C’est l’histoire d’un patron de presse, Christian Blachas, qui aimait la communication, la publicité, le journalisme, Elvis et le rock et qui sut transmettre à quiconque travaillait avec lui cette idée folle : si nous prenons du plaisir ensemble, alors nous serons meilleurs. Prendre  plaisir ensemble. Non pas seuls, chacun dans nos piscines et dans nos SUV, mais bel et bien ensemble pour construire du commun. L’une des premières manifestations de ce moment collectif de plaisir, de fantaisie dans une rigueur éthique, intellectuelle et culinaire a eu lieu en 1790. Lors de la fête de la Fédération. L’égalité y prévaut entre les participants et chacun porte des toasts aux valeurs supérieures. Le tout dans une ambiance un poil débonnaire. Que dire, ensuite des banquets républicains qui tout au long du second empire et ensuite lors de la IIIe République contribuèrent à solidifier les liens de personnes qui au départ étaient profondément différentes. Cela par les liens du plaisir pris ensemble, du sourire échangé, de la facétie partagée.

Deux événements concomitants ont fait ressurgir tout cela ce matin. D’abord, la sortie de l’essai vivifiant du philosophe Michaël Foessel intitulé “Quartier rouge : le plaisir et la gauche” (PUF). Dans ce livre Foessel interpelle sa famille de pensée : la gauche. Qu’as-tu fait de ta capacité à “partager ensemble” ? A unir par le simple échange d’un sourire ou d’un moment festif des conceptions du monde fortement plus soudées grâce aux rires échangés ? Où est passée l’antienne collective “jouissez sans entraves” qui appelait à la sortie des carcans de pensée collectifs plutôt qu’à ce qu’elle semble être devenue aujourd’hui : la simple revendication d’un plaisir individuel et immédiat dans lequel l’autre n’a pas sa place. Toutes ses interrogations de Foessel à la gauche valent, aussi, finalement pour tout un chacun.

Comment se fait-il que nous soyons collectivement plus tournés vers la mélancolie et la déploration que vers la fierté et le désir collectif qui font avancer et déplacer des montagnes ? 
Alors que ces interrogations étaient là. Le second événement a surgi. Comme une confirmation de l’abrutissement de ceux qui se prennent trop au sérieux : la publication par les éditions du Seuil d’un “manifeste conspirationniste”. Évidemment anonyme, le texte peut, après enquête, être attribué à la mouvance d’ultra gauche : le comité invisible et à son leader Julien Coupat. “Nous vaincrons parce que nous sommes les plus profonds“, c’est l’incipit de ce livre qui appelle à devenir conspirationniste. En lisant cette nouvelle, trois certitudes. La première : une envie de partager avec des amis les phrases les plus ineptes de ce brûlot imbécile. Pour en rire et les détourner.
La deuxième : se rappeler que trop se prendre au sérieux conduit à la sortie du monde réel et donc à des phrases aussi creuses que “Nous vaincrons parce que nous sommes les plus profonds”. Se dire que, décidément, pour en arriver à ce degré d’incurie, il faut avoir sacrément manqué de doux plaisirs partagés dans une vie.
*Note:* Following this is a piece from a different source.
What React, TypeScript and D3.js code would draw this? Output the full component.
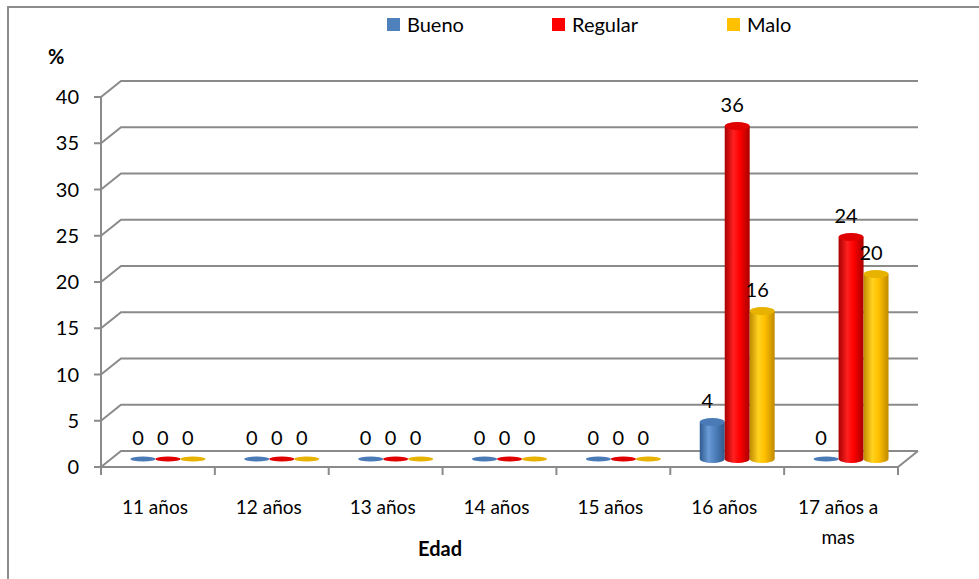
import React from "react";
import * as d3 from "d3";

const categories = ["11 años", "12 años", "13 años", "14 años", "15 años", "16 años", "17 años a mas"];
const seriesNames = ["Bueno", "Regular", "Malo"];
const bueno = [0, 0, 0, 0, 0, 4, 0];
const regular = [0, 0, 0, 0, 0, 36, 24];
const malo = [0, 0, 0, 0, 0, 16, 20];
const yTicks = [0, 5, 10, 15, 20, 25, 30, 35, 40];

const seriesValues = [bueno, regular, malo];
const palette = [
  { edge: "#2e5a8e", mid: "#6a9bd6", top: "#4a7bb7", key: "#4f81bd" },
  { edge: "#a80000", mid: "#ff2020", top: "#e00000", key: "#ff0000" },
  { edge: "#c08a00", mid: "#ffd21f", top: "#e8b200", key: "#ffc000" },
];

const W = 979;
const H = 579;
const FONT = "Lato, 'Open Sans', sans-serif";
const DX = 20;
const DY = -16;
const GRID = "#8a8a8a";

export default function App() {
  const x = d3.scaleBand<string>().domain(categories).range([101, 898]).paddingInner(0).paddingOuter(0);
  const xs = d3.scaleBand<string>().domain(seriesNames).range([0, x.bandwidth()]).paddingInner(0).paddingOuter(0.78);
  const y = d3.scaleLinear().domain([0, 40]).range([467, 97]);

  const bw = xs.bandwidth();
  const rx = bw / 2;
  const ry = 4;
  const [x0, x1] = x.range();

  const bars: React.ReactNode[] = [];
  const labels: React.ReactNode[] = [];
  categories.forEach((c, ci) => {
    seriesNames.forEach((s, si) => {
      const v = seriesValues[si][ci];
      const cx = (x(c) as number) + (xs(s) as number) + rx + DX / 2;
      const base = y(0) + DY / 2;
      const top = y(v) + DY / 2;
      const p = palette[si];
      if (v === 0) {
        bars.push(<ellipse key={`b${ci}-${si}`} cx={cx} cy={base} rx={rx} ry={2.6} fill={p.top} />);
      } else {
        bars.push(
          <g key={`b${ci}-${si}`}>
            <path
              d={`M${cx - rx},${top} L${cx - rx},${base} A${rx},${ry} 0 0 0 ${cx + rx},${base} L${cx + rx},${top} Z`}
              fill={`url(#grad${si})`}
            />
            <ellipse cx={cx} cy={top} rx={rx} ry={ry} fill={p.top} />
          </g>
        );
      }
      labels.push(
        <text key={`l${ci}-${si}`} x={cx - 5} y={top - 21} dy="0.35em" textAnchor="middle" fontSize={20} fontFamily={FONT} fill="#000">
          {v}
        </text>
      );
    });
  });

  return (
    <svg width={W} height={H} style={{ position: "absolute", left: 0, top: 0, background: "#fff" }}>
      <defs>
        {palette.map((p, i) => (
          <linearGradient key={i} id={`grad${i}`} x1="0" x2="1" y1="0" y2="0">
            <stop offset="0%" stopColor={p.edge} />
            <stop offset="35%" stopColor={p.mid} />
            <stop offset="60%" stopColor={p.key} />
            <stop offset="100%" stopColor={p.edge} />
          </linearGradient>
        ))}
      </defs>

      {/* outer frame */}
      <path d={`M8,${H} L8,7 L${W},7`} fill="none" stroke="#8c8c8c" strokeWidth={2} />

      {/* back wall gridlines */}
      {yTicks.map((t) => (
        <path
          key={`g${t}`}
          d={`M${x0},${y(t)} L${x0 + DX},${y(t) + DY} L${x1 + DX},${y(t) + DY}`}
          fill="none"
          stroke={GRID}
          strokeWidth={2}
        />
      ))}

      {/* floor */}
      <path d={`M${x0},${y(0)} L${x1},${y(0)} L${x1 + DX},${y(0) + DY}`} fill="none" stroke={GRID} strokeWidth={2} />

      {/* value axis */}
      <line x1={x0} x2={x0} y1={y(40)} y2={y(0)} stroke={GRID} strokeWidth={2} />
      {yTicks.map((t) => (
        <g key={`yt${t}`}>
          <line x1={x0 - 7} x2={x0} y1={y(t)} y2={y(t)} stroke={GRID} strokeWidth={2} />
          <text x={79} y={y(t)} dy="0.35em" textAnchor="end" fontSize={20} fontFamily={FONT} fill="#000">
            {t}
          </text>
        </g>
      ))}

      {/* category ticks */}
      {[...categories.map((c) => x(c) as number), x1].map((px, i) => (
        <line key={`xt${i}`} x1={px} x2={px} y1={y(0)} y2={y(0) + 8} stroke={GRID} strokeWidth={2} />
      ))}

      {bars}
      {labels}

      {/* category labels */}
      {categories.map((c) => {
        const cx = (x(c) as number) + x.bandwidth() / 2;
        const words = c === "17 años a mas" ? ["17 años a", "mas"] : [c];
        return (
          <text key={`c${c}`} x={cx - 3} y={507} dy="0.35em" textAnchor="middle" fontSize={19} fontFamily={FONT} fill="#000">
            {words.map((w, i) => (
              <tspan key={i} x={cx - 3} dy={i === 0 ? "0.35em" : 30}>
                {w}
              </tspan>
            ))}
          </text>
        );
      })}

      <text x={440} y={549} dy="0.35em" textAnchor="middle" fontSize={20} fontWeight="bold" fontFamily={FONT} fill="#000">
        Edad
      </text>
      <text x={48} y={57} dy="0.35em" fontSize={20} fontWeight="bold" fontFamily={FONT} fill="#000">
        %
      </text>

      {/* legend */}
      {seriesNames.map((s, i) => {
        const lx = [387, 552, 727][i];
        return (
          <g key={`lg${s}`}>
            <rect x={lx} y={18} width={13} height={13} fill={palette[i].key} />
            <text x={lx + 20} y={25} dy="0.35em" fontSize={20} fontFamily={FONT} fill="#000">
              {s}
            </text>
          </g>
        );
      })}
    </svg>
  );
}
La troisième et dernière, pour l’instant, c’est l’envie d’organiser un grand banquet républicain, dans lequel les chansons, les blagues, les dessins drôles, le grotesque et le mauvais esprit seraient présents. Où les valeurs communes seraient célébrées. Avec la certitude qu’après, pour construire des victoires, ce plaisir commun donnerait forcément envie à tous et toutes de porter un nœud papillon rose en exaltant un désir de vie. Que dis-je un désir, une fringale de vie source de jouvence des dépassements, des constructions, des victoires et des rires de demain.